→ Task brief: Omit every picture, and retype the lines that run from the beginning of the data below through the line containing "ax.set_yticklabels(categories)", inclusive.
---------- Data segment ----------
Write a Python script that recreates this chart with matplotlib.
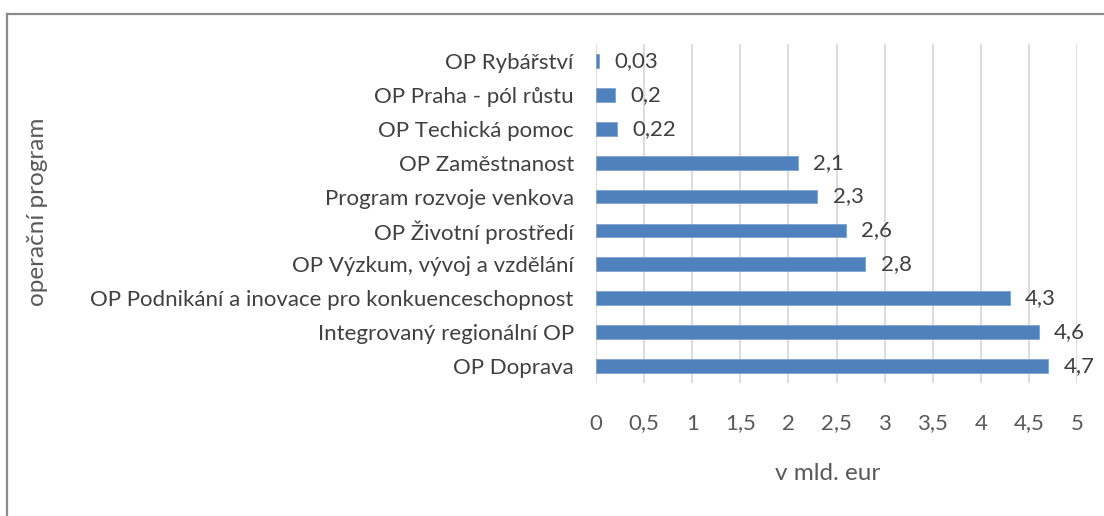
import matplotlib
matplotlib.use("Agg")
import matplotlib.pyplot as plt
from matplotlib.lines import Line2D

categories = [
    "OP Rybářství",
    "OP Praha - pól růstu",
    "OP Techická pomoc",
    "OP Zaměstnanost",
    "Program rozvoje venkova",
    "OP Životní prostředí",
    "OP Výzkum, vývoj a vzdělání",
    "OP Podnikání a inovace pro konkuenceschopnost",
    "Integrovaný regionální OP",
    "OP Doprava",
]
values = [0.03, 0.2, 0.22, 2.1, 2.3, 2.6, 2.8, 4.3, 4.6, 4.7]
xticks = [0, 0.5, 1, 1.5, 2, 2.5, 3, 3.5, 4, 4.5, 5]
xlabel = "v mld. eur"
ylabel = "operační program"

plt.rcParams['font.family'] = ['Lato', 'DejaVu Sans']

W, H = 1104, 516
fig = plt.figure(figsize=(W / 100, H / 100), dpi=100)
ax = fig.add_axes([596 / W, 1 - 383 / H, (1077 - 596) / W, (383 - 44) / H])

ypos = list(range(len(categories)))
ax.barh(ypos, values, height=0.41, color="#4F81BD", edgecolor="#7FA3D0", linewidth=0.6, zorder=3)

ax.set_xlim(0, 5)
ax.set_ylim(len(categories) - 0.5, -0.5)
ax.set_xticks(xticks)
ax.set_xticklabels([f"{t:g}".replace('.', ',') for t in xticks])
ax.set_yticks(ypos)
ax.set_yticklabels(categories)

for s in ax.spines.values():
    s.set_visible(False)
ax.tick_params(axis='both', length=0, labelsize=16, colors="#595959")
ax.tick_params(axis='x', pad=22)
ax.tick_params(axis='y', pad=16)
for lbl in ax.get_yticklabels():
    lbl.set_color("#404040")
ax.grid(axis='x', color="#D9D9D9", linewidth=1.3, zorder=0)
ax.set_axisbelow(True)

for y, v in zip(ypos, values):
    ax.annotate(f"{v:g}".replace('.', ','), xy=(v, y), xytext=(11, 0),
                textcoords="offset points", va="center", ha="left",
                fontsize=16, color="#404040")

ax.set_xlabel(xlabel, fontsize=17.5, color="#595959")
ax.xaxis.set_label_coords(828 / W, 1 - 473 / H, transform=fig.transFigure)
ax.xaxis.label.set_va("center")
ax.set_ylabel(ylabel, fontsize=17.5, color="#595959")
ax.yaxis.set_label_coords(38 / W, 1 - 212 / H, transform=fig.transFigure)
ax.yaxis.label.set_va("center")

# outer frame (top and left only)
fig.add_artist(Line2D([7 / W, 1], [1 - 14 / H, 1 - 14 / H], color="#8C8C8C", linewidth=1.6, transform=fig.transFigure))
fig.add_artist(Line2D([7 / W, 7 / W], [0, 1 - 14 / H], color="#8C8C8C", linewidth=1.6, transform=fig.transFigure))

fig.savefig("out.png", dpi=100, facecolor="white")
----------
→ Problem solution:
Write a Python script that recreates this chart with matplotlib.
import matplotlib
matplotlib.use("Agg")
import matplotlib.pyplot as plt
from matplotlib.lines import Line2D

categories = [
    "OP Rybářství",
    "OP Praha - pól růstu",
    "OP Techická pomoc",
    "OP Zaměstnanost",
    "Program rozvoje venkova",
    "OP Životní prostředí",
    "OP Výzkum, vývoj a vzdělání",
    "OP Podnikání a inovace pro konkuenceschopnost",
    "Integrovaný regionální OP",
    "OP Doprava",
]
values = [0.03, 0.2, 0.22, 2.1, 2.3, 2.6, 2.8, 4.3, 4.6, 4.7]
xticks = [0, 0.5, 1, 1.5, 2, 2.5, 3, 3.5, 4, 4.5, 5]
xlabel = "v mld. eur"
ylabel = "operační program"

plt.rcParams['font.family'] = ['Lato', 'DejaVu Sans']

W, H = 1104, 516
fig = plt.figure(figsize=(W / 100, H / 100), dpi=100)
ax = fig.add_axes([596 / W, 1 - 383 / H, (1077 - 596) / W, (383 - 44) / H])

ypos = list(range(len(categories)))
ax.barh(ypos, values, height=0.41, color="#4F81BD", edgecolor="#7FA3D0", linewidth=0.6, zorder=3)

ax.set_xlim(0, 5)
ax.set_ylim(len(categories) - 0.5, -0.5)
ax.set_xticks(xticks)
ax.set_xticklabels([f"{t:g}".replace('.', ',') for t in xticks])
ax.set_yticks(ypos)
ax.set_yticklabels(categories)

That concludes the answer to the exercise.